Your task is to reproduce, verbatim and without pictures, the lines from the opening of the listing through the line containing "const cauTicks = [0, 200000, 400000, 600000, 800000, 1000000];".

* _Collected data_
[Start]

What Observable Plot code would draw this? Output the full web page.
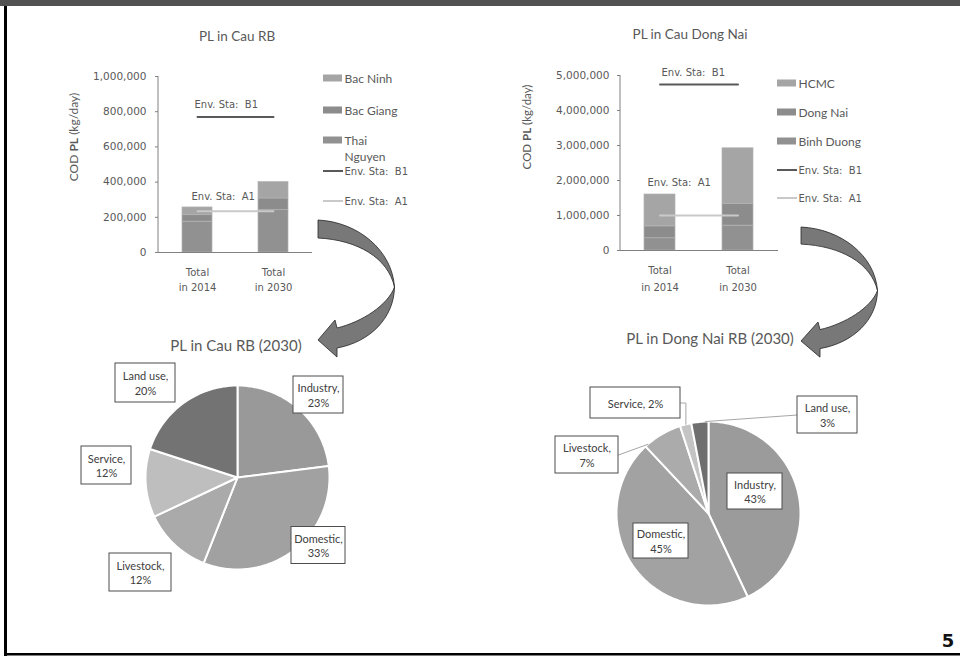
<!DOCTYPE html>
<html>
<head>
<meta charset="utf-8">
<script src="https://cdn.jsdelivr.net/npm/d3@7"></script>
<script src="https://cdn.jsdelivr.net/npm/@observablehq/plot@0.6"></script>
<style>
  html, body { margin: 0; padding: 0; background: #fff; }
  #page { position: relative; width: 960px; height: 657px; overflow: hidden; background: #fff; }
  .abs { position: absolute; }
  .abs svg { display: block; }
</style>
</head>
<body>
<div id="page"></div>
<script>
// ---- Data ---------------------------------------------------------------
const years = ["Total\nin 2014", "Total\nin 2030"];

// Cau river basin, COD pollution load (kg/day), stacked bottom to top
const cauProvinces = ["Thai Nguyen", "Bac Giang", "Bac Ninh"];
const cauLoad2014 = [175000, 37000, 44000];
const cauLoad2030 = [241000, 66000, 93000];
const cauEnvB1 = [770000, 770000];
const cauEnvA1 = [235000, 235000];
const cauTicks = [0, 200000, 400000, 600000, 800000, 1000000];

// Dong Nai river basin, COD pollution load (kg/day), stacked bottom to top
const dnProvinces = ["Binh Duong", "Dong Nai", "HCMC"];
const dnLoad2014 = [350000, 340000, 910000];
const dnLoad2030 = [710000, 620000, 1590000];
const dnEnvB1 = [4740000, 4740000];
const dnEnvA1 = [1000000, 1000000];
const dnTicks = [0, 1000000, 2000000, 3000000, 4000000, 5000000];

// Share of 2030 pollution load by source (%)
const sources = ["Industry", "Domestic", "Livestock", "Service", "Land use"];
const cauShare2030 = [23, 33, 12, 12, 20];
const dnShare2030 = [43, 45, 7, 2, 3];

// ---- Styles -------------------------------------------------------------
const barColors = ["#919191", "#8c8c8c", "#a5a5a5"];
const cauPieColors = ["#999999", "#a1a1a1", "#aaaaaa", "#bebebe", "#737373"];
const dnPieColors = ["#9b9b9b", "#a2a2a2", "#ababab", "#c4c4c4", "#6f6f6f"];
const envB1Color = "#595959";
const envA1Color = "#c9c9c9";
const textColor = "#595959";

const page = d3.select("#page");
function place(node, left, top) {
  const div = page.append("div").attr("class", "abs")
    .style("left", left + "px").style("top", top + "px");
  div.node().appendChild(node);
}

// ---- Stacked bar charts ---------------------------------------------------
function barChart(o) {
  const rows = o.provinces.flatMap((p, i) => [
    {year: years[0], province: p, load: o.load2014[i]},
    {year: years[1], province: p, load: o.load2030[i]}
  ]);
  const b1 = years.map((y, i) => ({year: y, v: o.envB1[i]}));
  const a1 = years.map((y, i) => ({year: y, v: o.envA1[i]}));
  const yAxisLine = (index, scales, values, dim) =>
    d3.create("svg:line")
      .attr("x1", dim.marginLeft).attr("x2", dim.marginLeft)
      .attr("y1", dim.marginTop).attr("y2", dim.height - dim.marginBottom)
      .attr("stroke", "#808080").node();
  const svg = Plot.plot({
    width: o.width, height: o.height,
    marginLeft: o.ml, marginRight: o.mr, marginTop: o.mt, marginBottom: o.mb,
    style: {background: "transparent", overflow: "visible", color: textColor,
            fontFamily: "DejaVu Sans", fontSize: "10.5px"},
    x: {domain: years, paddingInner: 0.6, paddingOuter: 0.31, label: null},
    y: {domain: [0, o.ticks[o.ticks.length - 1]], label: null},
    color: {domain: o.provinces, range: barColors},
    marks: [
      Plot.barY(rows, {x: "year", y: "load", fill: "province", stroke: "#b3b3b3", strokeWidth: 0.7}),
      Plot.ruleY([0], {stroke: "#808080"}),
      yAxisLine,
      Plot.axisY({ticks: o.ticks, tickSize: 3, tickPadding: o.tp, tickFormat: d3.format(","),
                  stroke: "#808080", fill: textColor, fontSize: 10.5, label: null}),
      Plot.axisX({tickSize: 0, tickPadding: o.xtp, fontSize: 10, lineHeight: o.lh,
                  fill: textColor, label: null}),
      Plot.line(b1, {x: "year", y: "v", stroke: envB1Color, strokeWidth: 2}),
      Plot.line(a1, {x: "year", y: "v", stroke: envA1Color, strokeWidth: 2}),
      Plot.text(b1.slice(0, 1), {x: "year", y: "v", text: () => "Env. Sta:\u00a0 B1",
                  textAnchor: "start", dx: o.b1dx, dy: o.b1dy, fontSize: 10, fill: textColor}),
      Plot.text(a1.slice(0, 1), {x: "year", y: "v", text: () => "Env. Sta:\u00a0 A1",
                  textAnchor: "start", dx: o.a1dx, dy: o.a1dy, fontSize: 10, fill: textColor})
    ]
  });
  // y-axis title with the "PL" part in bold
  const t = d3.select(svg).append("text")
    .attr("transform", `translate(${o.titleX},${o.titleY}) rotate(-90)`)
    .attr("text-anchor", "middle").attr("dominant-baseline", "central")
    .attr("fill", textColor).style("font-family", "Lato").style("font-size", o.titleSize + "px");
  t.append("tspan").text("COD ");
  t.append("tspan").attr("font-weight", "bold").text("PL");
  t.append("tspan").text(" (kg/day)");
  return svg;
}

place(barChart({
  provinces: cauProvinces, load2014: cauLoad2014, load2030: cauLoad2030,
  envB1: cauEnvB1, envA1: cauEnvA1, ticks: cauTicks,
  width: 260, height: 240, ml: 103, mr: 3, mt: 21, mb: 43, tp: 9, xtp: 12, lh: 1.55,
  b1dx: -3, b1dy: -12, a1dx: -6, a1dy: -14,
  titleX: 18, titleY: 82, titleSize: 12
}), 55, 55);

place(barChart({
  provinces: dnProvinces, load2014: dnLoad2014, load2030: dnLoad2030,
  envB1: dnEnvB1, envA1: dnEnvA1, ticks: dnTicks,
  width: 270, height: 240, ml: 105, mr: 7, mt: 20, mb: 45, tp: 8, xtp: 11, lh: 1.7,
  b1dx: 1.5, b1dy: -12, a1dx: -12.5, a1dy: -33,
  titleX: 11, titleY: 72, titleSize: 11.5
}), 515, 55);

// ---- Pie charts -----------------------------------------------------------
// label boxes: centre offset from pie centre (px, y up) and box size
const cauLabelLayout = [
  {dx: 81, dy: 82.5, w: 50, h: 37},
  {dx: 81, dy: -68, w: 54, h: 37},
  {dx: -97, dy: -95, w: 62, h: 38},
  {dx: -131, dy: 12, w: 50, h: 38},
  {dx: -92, dy: 94.5, w: 60, h: 39}
];
const dnLabelLayout = [
  {dx: 46.5, dy: 22, w: 55, h: 36},
  {dx: -47.5, dy: -27.5, w: 55, h: 35},
  {dx: -121.5, dy: 58.5, w: 63, h: 37, leader: true},
  {dx: -73, dy: 110.5, w: 90, h: 31, oneLine: true, leader: true, elbow: true},
  {dx: 119, dy: 98.5, w: 60, h: 37, leader: true}
];

function pieChart(shares, colors, layout) {
  const W = 400, H = 300, R = 92;
  const total = d3.sum(shares);
  let acc = 0;
  const slices = sources.map((s, i) => {
    const a0 = acc / total * 2 * Math.PI;
    acc += shares[i];
    return {source: s, share: shares[i], a0, a1: acc / total * 2 * Math.PI};
  });
  const outline = slices.flatMap(sl => {
    const n = Math.max(2, Math.ceil((sl.a1 - sl.a0) / (Math.PI / 180)));
    const pts = [{source: sl.source, x: 0, y: 0}];
    for (let k = 0; k <= n; k++) {
      const a = sl.a0 + (sl.a1 - sl.a0) * k / n;
      pts.push({source: sl.source, x: R * Math.sin(a), y: R * Math.cos(a)});
    }
    return pts;
  });
  const boxes = slices.map((sl, i) => {
    const L = layout[i];
    return {
      source: sl.source,
      label: L.oneLine ? `${sl.source}, ${sl.share}%` : `${sl.source},\n${sl.share}%`,
      cx: L.dx, cy: L.dy,
      x1: L.dx - L.w / 2, x2: L.dx + L.w / 2, y1: L.dy - L.h / 2, y2: L.dy + L.h / 2
    };
  });
  // leader lines run from the box side to the nearest point of the slice edge
  const deg = Math.PI / 180;
  const norm = a => ((a % (2 * Math.PI)) + 2 * Math.PI) % (2 * Math.PI);
  const circDist = (a, b) => { const d = Math.abs(norm(a) - norm(b)); return Math.min(d, 2 * Math.PI - d); };
  const leaders = slices.flatMap((sl, i) => {
    const L = layout[i];
    if (!L.leader) return [];
    const ax = L.dx < 0 ? L.dx + L.w / 2 : L.dx - L.w / 2;
    const ay = L.dy;
    const inset = Math.min(0.3 * (sl.a1 - sl.a0), 2 * deg);
    const lo = sl.a0 + inset, hi = sl.a1 - inset;
    let th = norm(Math.atan2(ax, ay));
    if (!(th >= lo && th <= hi)) th = circDist(th, lo) < circDist(th, hi) ? lo : hi;
    const ex = R * Math.sin(th), ey = R * Math.cos(th);
    const pts = [{source: sl.source, x: ax, y: ay}];
    if (L.elbow) pts.push({source: sl.source, x: ex, y: ay});
    pts.push({source: sl.source, x: ex, y: ey});
    return pts;
  });
  return Plot.plot({
    width: W, height: H, margin: 0,
    style: {background: "transparent", overflow: "visible", fontFamily: "Lato"},
    x: {domain: [-W / 2, W / 2], axis: null},
    y: {domain: [-H / 2, H / 2], axis: null},
    color: {domain: sources, range: colors},
    marks: [
      Plot.line(outline, {x: "x", y: "y", z: "source", fill: "source", stroke: "white",
                          strokeWidth: 2, strokeLinejoin: "round", curve: "linear-closed"}),
      Plot.line(leaders, {x: "x", y: "y", z: "source", stroke: "#a6a6a6", strokeWidth: 1}),
      Plot.rect(boxes, {x1: "x1", x2: "x2", y1: "y1", y2: "y2", fill: "white", stroke: "#4d4d4d", strokeWidth: 1}),
      Plot.text(boxes, {x: "cx", y: "cy", text: "label", fontSize: 11, lineHeight: 1.3, fill: "#404040"})
    ]
  });
}

place(pieChart(cauShare2030, cauPieColors, cauLabelLayout), 237 - 200, 477 - 150);
place(pieChart(dnShare2030, dnPieColors, dnLabelLayout), 708 - 200, 513 - 150);

// ---- Slide frame, titles, legends, arrows --------------------------------
const svg = page.append("svg")
  .attr("class", "abs").style("left", "0px").style("top", "0px")
  .style("pointer-events", "none")
  .attr("width", 960).attr("height", 657);

svg.append("rect").attr("x", 0).attr("y", 0).attr("width", 960).attr("height", 6).attr("fill", "#525252");
svg.append("rect").attr("x", 4).attr("y", 6).attr("width", 3).attr("height", 650).attr("fill", "#000");
svg.append("rect").attr("x", 4).attr("y", 653).attr("width", 956).attr("height", 2.5).attr("fill", "#000");

const titles = [
  {text: "PL in Cau RB", x: 237, y: 36, size: 13.5},
  {text: "PL in Cau Dong Nai", x: 690, y: 34, size: 13.5},
  {text: "PL in Cau RB (2030)", x: 236, y: 345, size: 15},
  {text: "PL in Dong Nai RB (2030)", x: 710, y: 338, size: 15}
];
svg.selectAll("text.title").data(titles).join("text")
  .attr("class", "title")
  .attr("x", d => d.x).attr("y", d => d.y)
  .attr("text-anchor", "middle").attr("dominant-baseline", "central")
  .attr("fill", textColor).style("font-family", "Lato")
  .style("font-size", d => d.size + "px")
  .text(d => d.text);

function legend(x, ys, provinces, wrapChars) {
  const items = provinces.map((p, i) => ({name: p, kind: "bar", color: barColors[i]})).reverse()
    .concat([{name: "Env. Sta:\u00a0 B1", kind: "line", color: envB1Color},
             {name: "Env. Sta:\u00a0 A1", kind: "line", color: envA1Color}]);
  items.forEach((it, i) => {
    const y = ys[i];
    if (it.kind === "bar") {
      svg.append("rect").attr("x", x).attr("y", y - 3.5).attr("width", 19).attr("height", 7).attr("fill", it.color);
    } else {
      svg.append("line").attr("x1", x).attr("x2", x + 20).attr("y1", y).attr("y2", y)
        .attr("stroke", it.color).attr("stroke-width", 2);
    }
    const lines = (it.kind === "bar" && it.name.length > wrapChars) ? it.name.split(" ") : [it.name];
    const t = svg.append("text").attr("x", x + 21.5).attr("y", y)
      .attr("dominant-baseline", "central").attr("fill", textColor)
      .style("font-family", it.kind === "bar" ? "Lato" : "DejaVu Sans")
      .style("font-size", it.kind === "bar" ? "12px" : "10px");
    lines.forEach((ln, k) => t.append("tspan").attr("x", x + 21.5).attr("dy", k ? 16 : 0).text(ln));
  });
}
legend(323, [78, 110, 140, 171, 201], cauProvinces, 9);
legend(777, [83, 112, 141, 170, 198], dnProvinces, 12);

// curved "drill-down" arrows from the bar charts to the pies
function arrowPath(x0, y0, sy) {
  const p = (x, y) => `${x0 + x},${y0 + y * sy}`;
  return `M${p(0, 0)} C${p(40, 2)} ${p(74, 30)} ${p(76.5, 67)} ` +
         `C${p(76, 98)} ${p(52, 122)} ${p(19, 128)} L${p(19, 137)} L${p(0, 120)} ` +
         `L${p(17, 100)} L${p(19, 108)} C${p(44, 102)} ${p(70, 85)} ${p(76.5, 67)} ` +
         `C${p(70, 38)} ${p(40, 20)} ${p(0, 18)} Z`;
}
[[318, 220, 1], [801, 227, 0.95]].forEach(([x0, y0, sy]) => {
  svg.append("path").attr("d", arrowPath(x0, y0, sy))
    .attr("fill", "#787878").attr("stroke", "#262626").attr("stroke-width", 0.8)
    .attr("stroke-linejoin", "round");
});

svg.append("text").attr("x", 948).attr("y", 647).attr("text-anchor", "middle")
  .style("font-family", "DejaVu Sans").style("font-weight", "bold").style("font-size", "18px")
  .attr("fill", "#111").text("5");
</script>
</body>
</html>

[End]

* _Written answer_
What Observable Plot code would draw this? Output the full web page.
<!DOCTYPE html>
<html>
<head>
<meta charset="utf-8">
<script src="https://cdn.jsdelivr.net/npm/d3@7"></script>
<script src="https://cdn.jsdelivr.net/npm/@observablehq/plot@0.6"></script>
<style>
  html, body { margin: 0; padding: 0; background: #fff; }
  #page { position: relative; width: 960px; height: 657px; overflow: hidden; background: #fff; }
  .abs { position: absolute; }
  .abs svg { display: block; }
</style>
</head>
<body>
<div id="page"></div>
<script>
// ---- Data ---------------------------------------------------------------
const years = ["Total\nin 2014", "Total\nin 2030"];

// Cau river basin, COD pollution load (kg/day), stacked bottom to top
const cauProvinces = ["Thai Nguyen", "Bac Giang", "Bac Ninh"];
const cauLoad2014 = [175000, 37000, 44000];
const cauLoad2030 = [241000, 66000, 93000];
const cauEnvB1 = [770000, 770000];
const cauEnvA1 = [235000, 235000];
const cauTicks = [0, 200000, 400000, 600000, 800000, 1000000];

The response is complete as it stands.